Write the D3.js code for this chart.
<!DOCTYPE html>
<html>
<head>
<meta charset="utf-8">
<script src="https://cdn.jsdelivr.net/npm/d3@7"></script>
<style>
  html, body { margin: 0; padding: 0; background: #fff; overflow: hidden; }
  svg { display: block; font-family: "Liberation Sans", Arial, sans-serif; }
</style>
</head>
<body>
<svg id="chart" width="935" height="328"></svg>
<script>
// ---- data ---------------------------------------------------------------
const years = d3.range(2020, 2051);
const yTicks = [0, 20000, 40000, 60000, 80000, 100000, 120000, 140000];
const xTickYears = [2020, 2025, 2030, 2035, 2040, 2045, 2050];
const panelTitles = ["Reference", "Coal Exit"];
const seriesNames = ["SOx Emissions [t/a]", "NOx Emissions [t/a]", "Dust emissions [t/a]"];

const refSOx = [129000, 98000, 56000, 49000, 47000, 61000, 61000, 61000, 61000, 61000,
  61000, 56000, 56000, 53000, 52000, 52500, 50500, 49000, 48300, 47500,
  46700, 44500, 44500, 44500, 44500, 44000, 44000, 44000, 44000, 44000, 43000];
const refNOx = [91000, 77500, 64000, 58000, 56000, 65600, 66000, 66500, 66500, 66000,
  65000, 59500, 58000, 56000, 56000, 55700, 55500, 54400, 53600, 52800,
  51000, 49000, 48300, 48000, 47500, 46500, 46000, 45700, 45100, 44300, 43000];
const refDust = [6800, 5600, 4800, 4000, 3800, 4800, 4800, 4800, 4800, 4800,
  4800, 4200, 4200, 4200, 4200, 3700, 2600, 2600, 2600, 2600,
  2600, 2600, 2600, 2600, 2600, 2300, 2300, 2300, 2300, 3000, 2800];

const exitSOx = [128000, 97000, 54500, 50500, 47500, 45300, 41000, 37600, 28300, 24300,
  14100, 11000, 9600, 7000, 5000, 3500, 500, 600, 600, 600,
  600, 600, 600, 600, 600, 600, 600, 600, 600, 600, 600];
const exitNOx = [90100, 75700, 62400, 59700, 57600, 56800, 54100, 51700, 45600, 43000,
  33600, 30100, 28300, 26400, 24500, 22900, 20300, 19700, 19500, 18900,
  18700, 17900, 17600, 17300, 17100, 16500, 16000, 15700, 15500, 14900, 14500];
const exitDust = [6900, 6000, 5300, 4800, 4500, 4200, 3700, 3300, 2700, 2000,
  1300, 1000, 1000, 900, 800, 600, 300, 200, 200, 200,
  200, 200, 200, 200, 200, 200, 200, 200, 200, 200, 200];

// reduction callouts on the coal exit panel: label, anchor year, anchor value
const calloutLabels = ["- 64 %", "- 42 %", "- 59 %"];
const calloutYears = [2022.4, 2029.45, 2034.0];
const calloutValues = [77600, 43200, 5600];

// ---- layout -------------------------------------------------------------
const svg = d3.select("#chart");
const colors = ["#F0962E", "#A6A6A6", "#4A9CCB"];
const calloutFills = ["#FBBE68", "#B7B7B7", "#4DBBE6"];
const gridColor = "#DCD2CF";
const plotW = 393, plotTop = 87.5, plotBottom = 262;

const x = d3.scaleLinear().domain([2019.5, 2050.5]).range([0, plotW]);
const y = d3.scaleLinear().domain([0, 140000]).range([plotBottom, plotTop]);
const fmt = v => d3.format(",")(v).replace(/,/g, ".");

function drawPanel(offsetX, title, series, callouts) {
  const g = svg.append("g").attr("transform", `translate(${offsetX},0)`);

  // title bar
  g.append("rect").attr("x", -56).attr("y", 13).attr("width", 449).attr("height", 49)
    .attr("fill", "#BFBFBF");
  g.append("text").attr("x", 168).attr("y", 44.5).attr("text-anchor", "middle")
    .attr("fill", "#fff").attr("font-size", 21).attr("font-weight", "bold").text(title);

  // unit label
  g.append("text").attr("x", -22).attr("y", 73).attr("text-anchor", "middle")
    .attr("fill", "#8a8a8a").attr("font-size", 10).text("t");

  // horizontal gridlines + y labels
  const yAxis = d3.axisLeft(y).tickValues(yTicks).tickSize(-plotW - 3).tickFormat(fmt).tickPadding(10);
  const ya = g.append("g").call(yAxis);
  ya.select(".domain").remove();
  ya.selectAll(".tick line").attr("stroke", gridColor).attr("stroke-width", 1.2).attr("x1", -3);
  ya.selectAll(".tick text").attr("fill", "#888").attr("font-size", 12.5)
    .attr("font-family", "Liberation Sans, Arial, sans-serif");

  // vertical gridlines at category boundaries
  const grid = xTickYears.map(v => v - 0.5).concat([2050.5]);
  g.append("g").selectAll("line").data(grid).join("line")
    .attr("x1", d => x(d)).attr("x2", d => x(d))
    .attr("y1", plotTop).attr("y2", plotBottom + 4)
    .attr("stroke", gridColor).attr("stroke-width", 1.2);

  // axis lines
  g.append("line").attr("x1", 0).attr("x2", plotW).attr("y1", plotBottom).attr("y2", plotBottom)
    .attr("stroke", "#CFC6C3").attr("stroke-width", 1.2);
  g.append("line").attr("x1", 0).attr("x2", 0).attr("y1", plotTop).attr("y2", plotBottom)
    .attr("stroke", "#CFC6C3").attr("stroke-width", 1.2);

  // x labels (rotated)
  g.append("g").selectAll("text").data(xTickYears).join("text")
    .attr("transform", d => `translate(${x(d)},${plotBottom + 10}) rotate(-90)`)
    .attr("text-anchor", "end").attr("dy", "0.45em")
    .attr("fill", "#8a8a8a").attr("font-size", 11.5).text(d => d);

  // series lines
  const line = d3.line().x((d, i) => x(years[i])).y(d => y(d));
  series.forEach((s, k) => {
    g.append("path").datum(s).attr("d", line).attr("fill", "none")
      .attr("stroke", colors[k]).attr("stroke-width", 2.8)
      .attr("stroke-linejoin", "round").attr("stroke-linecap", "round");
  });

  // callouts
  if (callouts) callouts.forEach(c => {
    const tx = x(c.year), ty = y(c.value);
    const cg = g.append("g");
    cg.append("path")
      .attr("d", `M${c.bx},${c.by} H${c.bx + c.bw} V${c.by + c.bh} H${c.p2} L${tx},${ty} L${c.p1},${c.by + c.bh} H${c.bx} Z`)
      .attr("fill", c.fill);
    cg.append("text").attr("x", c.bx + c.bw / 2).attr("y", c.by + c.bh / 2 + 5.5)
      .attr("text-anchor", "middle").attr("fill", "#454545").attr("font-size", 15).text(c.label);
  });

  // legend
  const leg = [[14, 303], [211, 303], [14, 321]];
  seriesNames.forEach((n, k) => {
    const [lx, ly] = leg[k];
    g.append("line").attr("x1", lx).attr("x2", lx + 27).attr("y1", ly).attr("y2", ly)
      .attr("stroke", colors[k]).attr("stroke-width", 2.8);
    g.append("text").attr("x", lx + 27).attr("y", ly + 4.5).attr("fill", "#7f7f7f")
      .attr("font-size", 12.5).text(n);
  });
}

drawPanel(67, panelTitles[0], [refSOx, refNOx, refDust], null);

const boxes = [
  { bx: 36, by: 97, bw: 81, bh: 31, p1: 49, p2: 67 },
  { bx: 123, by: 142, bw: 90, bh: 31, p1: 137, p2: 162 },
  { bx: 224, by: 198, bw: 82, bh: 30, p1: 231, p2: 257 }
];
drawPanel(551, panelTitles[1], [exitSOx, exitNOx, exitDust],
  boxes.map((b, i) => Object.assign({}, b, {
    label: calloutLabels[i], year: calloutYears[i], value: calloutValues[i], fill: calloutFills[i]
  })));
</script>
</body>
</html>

WHAT THE TASK REQUIRES:
Of the lines in this material, state how many hold the string "chart". Write no other words.

EXPECTED ANSWER:
3